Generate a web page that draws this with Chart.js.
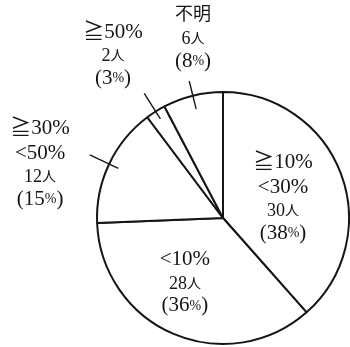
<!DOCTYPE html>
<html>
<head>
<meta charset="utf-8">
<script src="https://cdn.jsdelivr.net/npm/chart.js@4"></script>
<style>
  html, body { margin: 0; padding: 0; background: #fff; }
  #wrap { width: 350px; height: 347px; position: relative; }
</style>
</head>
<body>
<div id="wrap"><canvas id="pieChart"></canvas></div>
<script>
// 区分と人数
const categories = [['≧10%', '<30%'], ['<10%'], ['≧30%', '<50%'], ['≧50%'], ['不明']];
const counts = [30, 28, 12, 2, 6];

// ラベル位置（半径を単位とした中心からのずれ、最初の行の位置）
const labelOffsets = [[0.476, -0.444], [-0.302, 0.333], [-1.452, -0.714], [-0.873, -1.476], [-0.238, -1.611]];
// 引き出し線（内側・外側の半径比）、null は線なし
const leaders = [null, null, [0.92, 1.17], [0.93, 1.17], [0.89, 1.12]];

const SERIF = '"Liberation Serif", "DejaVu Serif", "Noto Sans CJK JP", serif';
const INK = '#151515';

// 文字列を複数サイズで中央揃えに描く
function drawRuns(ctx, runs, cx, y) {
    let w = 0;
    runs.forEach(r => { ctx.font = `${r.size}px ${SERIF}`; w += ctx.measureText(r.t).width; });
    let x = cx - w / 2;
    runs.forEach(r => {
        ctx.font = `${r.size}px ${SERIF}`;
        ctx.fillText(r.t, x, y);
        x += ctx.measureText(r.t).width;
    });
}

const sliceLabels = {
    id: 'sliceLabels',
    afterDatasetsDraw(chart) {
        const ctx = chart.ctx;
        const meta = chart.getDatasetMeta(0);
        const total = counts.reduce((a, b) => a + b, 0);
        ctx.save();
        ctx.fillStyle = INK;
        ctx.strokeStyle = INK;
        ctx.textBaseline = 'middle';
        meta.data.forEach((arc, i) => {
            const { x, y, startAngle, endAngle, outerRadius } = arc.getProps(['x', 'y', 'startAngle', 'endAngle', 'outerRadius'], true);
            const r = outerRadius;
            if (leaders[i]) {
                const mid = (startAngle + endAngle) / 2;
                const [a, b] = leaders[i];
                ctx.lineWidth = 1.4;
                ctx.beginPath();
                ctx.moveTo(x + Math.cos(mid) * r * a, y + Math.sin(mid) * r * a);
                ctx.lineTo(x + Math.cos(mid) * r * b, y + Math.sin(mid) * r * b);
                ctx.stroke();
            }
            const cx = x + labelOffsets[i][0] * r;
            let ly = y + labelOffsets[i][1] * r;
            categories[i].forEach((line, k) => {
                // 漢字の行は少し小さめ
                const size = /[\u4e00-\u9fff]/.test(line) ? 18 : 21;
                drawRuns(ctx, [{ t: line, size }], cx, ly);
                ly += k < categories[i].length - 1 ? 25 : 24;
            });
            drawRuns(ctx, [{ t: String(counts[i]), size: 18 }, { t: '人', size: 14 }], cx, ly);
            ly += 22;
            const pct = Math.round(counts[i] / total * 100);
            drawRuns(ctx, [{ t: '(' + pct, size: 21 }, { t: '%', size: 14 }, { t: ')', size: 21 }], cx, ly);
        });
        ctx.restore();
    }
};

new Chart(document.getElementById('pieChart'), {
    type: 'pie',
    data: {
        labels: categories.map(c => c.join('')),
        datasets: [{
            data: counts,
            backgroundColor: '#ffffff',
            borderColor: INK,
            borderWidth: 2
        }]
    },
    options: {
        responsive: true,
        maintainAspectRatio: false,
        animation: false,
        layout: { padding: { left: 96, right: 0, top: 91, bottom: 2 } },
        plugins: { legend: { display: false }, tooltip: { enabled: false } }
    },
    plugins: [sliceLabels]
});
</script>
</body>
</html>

:::

### YOUR GOAL
Exclude every picture and copy the remaining data exactly.

### WORKED SOLUTION
Generate a web page that draws this with Chart.js.
<!DOCTYPE html>
<html>
<head>
<meta charset="utf-8">
<script src="https://cdn.jsdelivr.net/npm/chart.js@4"></script>
<style>
  html, body { margin: 0; padding: 0; background: #fff; }
  #wrap { width: 350px; height: 347px; position: relative; }
</style>
</head>
<body>
<div id="wrap"><canvas id="pieChart"></canvas></div>
<script>
// 区分と人数
const categories = [['≧10%', '<30%'], ['<10%'], ['≧30%', '<50%'], ['≧50%'], ['不明']];
const counts = [30, 28, 12, 2, 6];

// ラベル位置（半径を単位とした中心からのずれ、最初の行の位置）
const labelOffsets = [[0.476, -0.444], [-0.302, 0.333], [-1.452, -0.714], [-0.873, -1.476], [-0.238, -1.611]];
// 引き出し線（内側・外側の半径比）、null は線なし
const leaders = [null, null, [0.92, 1.17], [0.93, 1.17], [0.89, 1.12]];

const SERIF = '"Liberation Serif", "DejaVu Serif", "Noto Sans CJK JP", serif';
const INK = '#151515';

// 文字列を複数サイズで中央揃えに描く
function drawRuns(ctx, runs, cx, y) {
    let w = 0;
    runs.forEach(r => { ctx.font = `${r.size}px ${SERIF}`; w += ctx.measureText(r.t).width; });
    let x = cx - w / 2;
    runs.forEach(r => {
        ctx.font = `${r.size}px ${SERIF}`;
        ctx.fillText(r.t, x, y);
        x += ctx.measureText(r.t).width;
    });
}

const sliceLabels = {
    id: 'sliceLabels',
    afterDatasetsDraw(chart) {
        const ctx = chart.ctx;
        const meta = chart.getDatasetMeta(0);
        const total = counts.reduce((a, b) => a + b, 0);
        ctx.save();
        ctx.fillStyle = INK;
        ctx.strokeStyle = INK;
        ctx.textBaseline = 'middle';
        meta.data.forEach((arc, i) => {
            const { x, y, startAngle, endAngle, outerRadius } = arc.getProps(['x', 'y', 'startAngle', 'endAngle', 'outerRadius'], true);
            const r = outerRadius;
            if (leaders[i]) {
                const mid = (startAngle + endAngle) / 2;
                const [a, b] = leaders[i];
                ctx.lineWidth = 1.4;
                ctx.beginPath();
                ctx.moveTo(x + Math.cos(mid) * r * a, y + Math.sin(mid) * r * a);
                ctx.lineTo(x + Math.cos(mid) * r * b, y + Math.sin(mid) * r * b);
                ctx.stroke();
            }
            const cx = x + labelOffsets[i][0] * r;
            let ly = y + labelOffsets[i][1] * r;
            categories[i].forEach((line, k) => {
                // 漢字の行は少し小さめ
                const size = /[\u4e00-\u9fff]/.test(line) ? 18 : 21;
                drawRuns(ctx, [{ t: line, size }], cx, ly);
                ly += k < categories[i].length - 1 ? 25 : 24;
            });
            drawRuns(ctx, [{ t: String(counts[i]), size: 18 }, { t: '人', size: 14 }], cx, ly);
            ly += 22;
            const pct = Math.round(counts[i] / total * 100);
            drawRuns(ctx, [{ t: '(' + pct, size: 21 }, { t: '%', size: 14 }, { t: ')', size: 21 }], cx, ly);
        });
        ctx.restore();
    }
};

new Chart(document.getElementById('pieChart'), {
    type: 'pie',
    data: {
        labels: categories.map(c => c.join('')),
        datasets: [{
            data: counts,
            backgroundColor: '#ffffff',
            borderColor: INK,
            borderWidth: 2
        }]
    },
    options: {
        responsive: true,
        maintainAspectRatio: false,
        animation: false,
        layout: { padding: { left: 96, right: 0, top: 91, bottom: 2 } },
        plugins: { legend: { display: false }, tooltip: { enabled: false } }
    },
    plugins: [sliceLabels]
});
</script>
</body>
</html>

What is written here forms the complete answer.